TMO Interviews John Owens: WeeMan Studios and Galactic Racer

WeeMan Studios, based in Ireland, was launched in 2008 specifically to develop software for the iPhone. The company is so new that its first product is not even out yet and won't be available for at least another few months. Last week at the WWDC, we sat down with John Owens (head of Development at WeeMan) to talk about the company's upcoming game, Galactic Racer.

TMO: The name of your game is Galactic Racer. What is it exactly?

Owens: The inspiration for the game was the last scene in Return of the Jedi, where the Death Star is destroyed. Basically, the game is a 3D flying racer, with the emphasis on 3D. You can control your movements in all directions: up, down, right, left, loops, and inversions. No other game on the iPhone can do this.

You control the ship's movements via two different methods. First, using the the iPhone's accelerometer, where you change direction by tilting the iPhone. Second, via a strafing mode activated by holding down an onscreen button, allowing you to shift from side to side while moving forward. By acquiring objects you can pick up along the way, you gain to power to fire missiles, increase your speed, teleport around a difficult section, or even spin-around to shoot at enemies on your tail. The game uses typical iPhone gestures to select which item you want to activate from your inventory at any moment.

All the movements are realistic and based on the actual physics. In fact, we are thinking about putting in an easier game play option, where up and down movements are stabilized so that you only have to worry about moving left and right.
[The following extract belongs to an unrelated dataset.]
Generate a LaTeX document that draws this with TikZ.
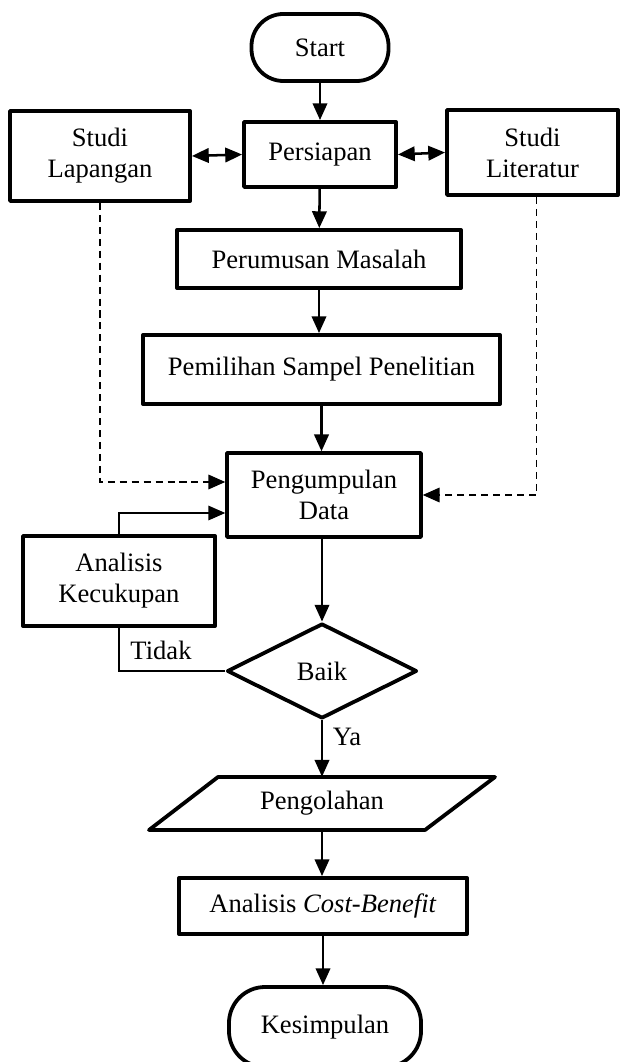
\documentclass[tikz,border=0pt]{standalone}
\usepackage{fontspec}
\setmainfont{Liberation Serif}
\usetikzlibrary{arrows.meta,shapes.geometric}

\begin{document}
\begin{tikzpicture}[x=0.025cm, y=-0.025cm,
    font=\fontsize{18.9}{22}\selectfont,
    box/.style={draw, line width=2.7pt, line join=round, align=center, inner sep=0pt},
    terminal/.style={box, rounded corners=0.8cm},
    flow/.style={line width=1.8pt, -{Triangle[length=0.42cm, width=0.36cm]}},
    twoway/.style={line width=1.8pt, {Triangle[length=0.42cm, width=0.36cm]}-{Triangle[length=0.42cm, width=0.36cm]}},
    thinflow/.style={line width=1.1pt, -{Triangle[length=0.42cm, width=0.36cm]}},
    thinline/.style={line width=1.1pt},
    feed/.style={line width=1.4pt, dash pattern=on 5pt off 3.5pt, -{Triangle[length=0.42cm, width=0.36cm]}}]
    \useasboundingbox (0,0) rectangle (619,1062);

    % top row
    \node[terminal, minimum width=3.425cm, minimum height=1.675cm] (start) at (320,47.5) {Start};
    \node[box, minimum width=3.8cm, minimum height=1.625cm] (persiapan) at (320,154.5) {Persiapan};
    \node[box, minimum width=4.5cm, minimum height=2.25cm] (lapangan) at (100,156) {Studi\\Lapangan};
    \node[box, minimum width=4.275cm, minimum height=2.125cm] (literatur) at (532.5,152.5) {Studi\\Literatur};

    \draw[flow] (start) -- (persiapan);
    \draw[twoway] (lapangan.east) -- (persiapan.west);
    \draw[twoway] (persiapan.east) -- (literatur.west);

    % main column
    \node[box, minimum width=7.1cm, minimum height=1.45cm] (rumusan) at (319,259) {Perumusan Masalah};
    \node[box, minimum width=8.925cm, minimum height=1.725cm] (sampel) at (321.5,369.5) {Pemilihan Sampel Penelitian};
    \node[box, line width=2.4pt, minimum width=4.85cm, minimum height=2.1cm] (kumpul) at (324,495) {Pengumpulan\\Data};
    \node[box, minimum width=4.8cm, minimum height=2.25cm] (cukup) at (119,581) {Analisis\\Kecukupan};
    \node[box, shape=diamond, minimum width=4.75cm, minimum height=2.375cm] (baik) at (322,671) {Baik};

    \draw[flow] (persiapan) -- (rumusan);
    \draw[flow] (rumusan.south) -- (rumusan.south |- sampel.north);
    \draw[flow] (sampel.south) -- (sampel.south |- kumpul.north);
    \draw[feed] (lapangan.south) |- ([yshift=0.325cm]kumpul.west);
    \draw[feed] ([xshift=0.1cm]literatur.south) |- (kumpul.east);
    \draw[thinflow] (cukup.north) |- ([yshift=-0.45cm]kumpul.west);
    \draw[flow] (kumpul.south -| baik.north) -- (baik.north);

    % decision
    \draw[thinline] (baik.west) -| (cukup.south);
    \node (tidak) at (161,650) {Tidak};

    \node[minimum width=6.9cm, minimum height=1.325cm, inner sep=0pt] (olah) at (322,803.5) {Pengolahan};
    \draw[line width=2.7pt, line join=round] (218,777) -- (495,777) -- (425,830) -- (149,830) -- cycle;
    \draw[flow] (baik.south) -- (baik.south |- olah.north);
    \node (ya) at (347,737) {Ya};

    % bottom
    \node[box, minimum width=7.2cm, minimum height=1.4cm] (cb) at (323,906) {Analisis \textit{Cost-Benefit}};
    \node[terminal, rounded corners=0.9cm, minimum width=4.8cm, minimum height=2cm] (simpulan) at (325,1027) {Kesimpulan};

    \draw[flow] (olah.south) -- (olah.south |- cb.north);
    \draw[flow] (cb.south) -- (cb.south |- simpulan.north);
\end{tikzpicture}
\end{document}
There are three different modes of play. The main one is Championship mode, where you advance through a number of different planets, tied together with a story line. The other two are a time trial mode and a quick race mode (where you can skip to any track and race against other ships).
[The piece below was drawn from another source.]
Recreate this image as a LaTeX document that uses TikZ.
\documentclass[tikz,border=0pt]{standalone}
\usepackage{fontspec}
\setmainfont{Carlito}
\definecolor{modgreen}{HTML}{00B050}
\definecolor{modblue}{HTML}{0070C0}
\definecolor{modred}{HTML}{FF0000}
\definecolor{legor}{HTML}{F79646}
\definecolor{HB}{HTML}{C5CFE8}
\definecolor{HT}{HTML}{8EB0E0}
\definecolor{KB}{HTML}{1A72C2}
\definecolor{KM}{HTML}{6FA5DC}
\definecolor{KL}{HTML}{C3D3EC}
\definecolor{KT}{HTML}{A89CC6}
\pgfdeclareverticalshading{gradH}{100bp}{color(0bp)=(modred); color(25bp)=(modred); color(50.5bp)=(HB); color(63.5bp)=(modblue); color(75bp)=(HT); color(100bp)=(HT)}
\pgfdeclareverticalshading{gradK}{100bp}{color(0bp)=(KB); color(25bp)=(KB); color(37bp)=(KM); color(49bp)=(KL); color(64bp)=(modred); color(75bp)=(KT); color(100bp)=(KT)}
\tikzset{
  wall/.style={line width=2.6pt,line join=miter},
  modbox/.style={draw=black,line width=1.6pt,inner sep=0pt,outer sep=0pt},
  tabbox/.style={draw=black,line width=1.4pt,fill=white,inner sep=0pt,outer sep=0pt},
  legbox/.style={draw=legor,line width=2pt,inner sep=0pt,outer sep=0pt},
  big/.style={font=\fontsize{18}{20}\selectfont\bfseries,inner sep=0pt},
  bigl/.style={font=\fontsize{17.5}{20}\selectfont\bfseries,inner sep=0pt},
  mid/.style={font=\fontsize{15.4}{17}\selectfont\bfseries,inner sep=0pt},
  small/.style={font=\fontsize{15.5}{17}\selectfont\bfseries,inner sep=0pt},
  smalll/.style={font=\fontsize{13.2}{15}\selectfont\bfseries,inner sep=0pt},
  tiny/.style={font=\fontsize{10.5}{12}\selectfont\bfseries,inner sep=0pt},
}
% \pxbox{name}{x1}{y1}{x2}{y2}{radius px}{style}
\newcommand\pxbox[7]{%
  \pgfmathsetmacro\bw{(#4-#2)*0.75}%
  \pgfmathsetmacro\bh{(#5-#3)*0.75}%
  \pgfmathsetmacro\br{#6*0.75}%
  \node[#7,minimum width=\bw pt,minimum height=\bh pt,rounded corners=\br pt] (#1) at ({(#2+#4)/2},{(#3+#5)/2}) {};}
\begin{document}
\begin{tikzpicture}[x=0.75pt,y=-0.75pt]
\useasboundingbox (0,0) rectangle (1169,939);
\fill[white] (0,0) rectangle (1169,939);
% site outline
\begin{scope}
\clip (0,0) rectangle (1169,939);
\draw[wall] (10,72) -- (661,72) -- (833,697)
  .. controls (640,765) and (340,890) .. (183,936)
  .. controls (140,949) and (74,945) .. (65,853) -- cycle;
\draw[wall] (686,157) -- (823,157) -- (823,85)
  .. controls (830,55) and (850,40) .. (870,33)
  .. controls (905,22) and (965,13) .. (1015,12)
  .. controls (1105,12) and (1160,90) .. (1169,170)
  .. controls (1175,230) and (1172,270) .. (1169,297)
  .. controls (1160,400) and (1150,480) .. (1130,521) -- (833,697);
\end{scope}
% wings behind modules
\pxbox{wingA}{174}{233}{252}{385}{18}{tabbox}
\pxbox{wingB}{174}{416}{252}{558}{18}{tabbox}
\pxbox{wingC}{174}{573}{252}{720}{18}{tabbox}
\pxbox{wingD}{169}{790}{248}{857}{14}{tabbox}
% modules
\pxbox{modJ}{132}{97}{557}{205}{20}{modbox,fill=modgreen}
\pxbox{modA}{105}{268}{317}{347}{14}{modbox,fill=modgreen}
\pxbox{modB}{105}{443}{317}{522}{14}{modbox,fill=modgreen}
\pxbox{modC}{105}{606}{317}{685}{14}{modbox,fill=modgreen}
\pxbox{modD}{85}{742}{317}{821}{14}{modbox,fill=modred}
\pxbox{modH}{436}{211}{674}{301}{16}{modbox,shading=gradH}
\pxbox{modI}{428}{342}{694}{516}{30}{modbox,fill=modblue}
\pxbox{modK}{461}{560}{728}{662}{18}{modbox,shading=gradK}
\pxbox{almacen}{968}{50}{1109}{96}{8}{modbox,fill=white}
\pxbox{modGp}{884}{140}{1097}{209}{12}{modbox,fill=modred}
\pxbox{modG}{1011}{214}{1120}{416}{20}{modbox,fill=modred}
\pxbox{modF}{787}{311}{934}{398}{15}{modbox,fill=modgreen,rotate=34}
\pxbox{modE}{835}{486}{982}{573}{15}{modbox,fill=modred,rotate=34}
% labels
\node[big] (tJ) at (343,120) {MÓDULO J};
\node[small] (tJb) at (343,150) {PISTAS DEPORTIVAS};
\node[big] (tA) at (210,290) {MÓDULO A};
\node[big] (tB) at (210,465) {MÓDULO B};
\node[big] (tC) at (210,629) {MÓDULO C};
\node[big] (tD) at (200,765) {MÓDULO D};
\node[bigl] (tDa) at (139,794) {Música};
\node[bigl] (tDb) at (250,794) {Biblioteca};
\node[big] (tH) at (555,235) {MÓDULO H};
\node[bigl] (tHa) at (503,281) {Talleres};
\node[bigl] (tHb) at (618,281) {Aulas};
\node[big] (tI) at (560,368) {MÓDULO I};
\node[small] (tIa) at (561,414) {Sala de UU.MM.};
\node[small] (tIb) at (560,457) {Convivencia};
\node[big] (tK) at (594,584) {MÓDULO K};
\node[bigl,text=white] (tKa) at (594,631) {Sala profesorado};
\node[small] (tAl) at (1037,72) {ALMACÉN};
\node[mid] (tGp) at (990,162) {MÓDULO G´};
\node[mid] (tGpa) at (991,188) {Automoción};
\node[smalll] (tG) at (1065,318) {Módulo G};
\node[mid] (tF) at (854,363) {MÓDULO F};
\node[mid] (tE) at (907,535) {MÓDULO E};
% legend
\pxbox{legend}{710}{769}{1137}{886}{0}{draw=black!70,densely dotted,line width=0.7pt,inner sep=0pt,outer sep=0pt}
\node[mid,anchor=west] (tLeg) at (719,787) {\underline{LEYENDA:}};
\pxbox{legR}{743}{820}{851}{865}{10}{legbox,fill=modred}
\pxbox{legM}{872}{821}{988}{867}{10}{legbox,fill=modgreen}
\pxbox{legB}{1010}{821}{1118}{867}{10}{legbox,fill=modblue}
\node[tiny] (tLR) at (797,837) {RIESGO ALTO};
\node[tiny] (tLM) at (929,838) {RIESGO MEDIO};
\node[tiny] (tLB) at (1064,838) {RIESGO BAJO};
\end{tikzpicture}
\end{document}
TMO: What about a multi-player mode?

Owens: A multi-player online mode has not been planned as yet. But we do expect to support the new peer-to-peer mode in iPhone OS 3.0.

TMO: Sounds like a lot of work. I can understand why we'll have to wait a bit longer before it ships. How did you get started with iPhone development?

Owens: I've worked in the games industry for years, mostly with PCs. I've also had a job working for a phone company. When the iPhone SDK was released, I pretty much immediately decided that creating a game for the iPhone was what I wanted to do. I partnered with a graphic artist, managed to get some capital, and I was off.

John Carmack (of id Software) has been quoited as saying: "The iPhone is the best platform for a small team to write something and make money." I agree. Still, the marketplace is getting very crowded right now. The window where this is still true may be closing.

TMO: True enough. Do you have any special plans to increase the visibility of your game?

Owens: Well, we're hoping to generate publicity by working with iPhone gaming sites like And we plan to keep the price very competitive. We haven't officially determined a price yet, but it will be less than $5.00.

TMO: How are you finding the WWDC?

Owens: This is my first WWDC. In fact, this past year is really the first time I've used a Mac. I got the Mac so I could work with Xcode to develop Galactic Racer. So far, I've been very happy with the Mac.

TMO: I assume you've worked with the iPhone 3.0 SDK already. What's your reaction?

Owens: The new features have a lot of potential. The in-app purchase option is an especially great feature. And the iPhone 3G S looks really hot as well. Its performance levels could compare to the Sony PSP.

TMO: I'll look forward to playing Galactic Racer when it debuts in the App Store. Good luck. And thanks for spending this time with us.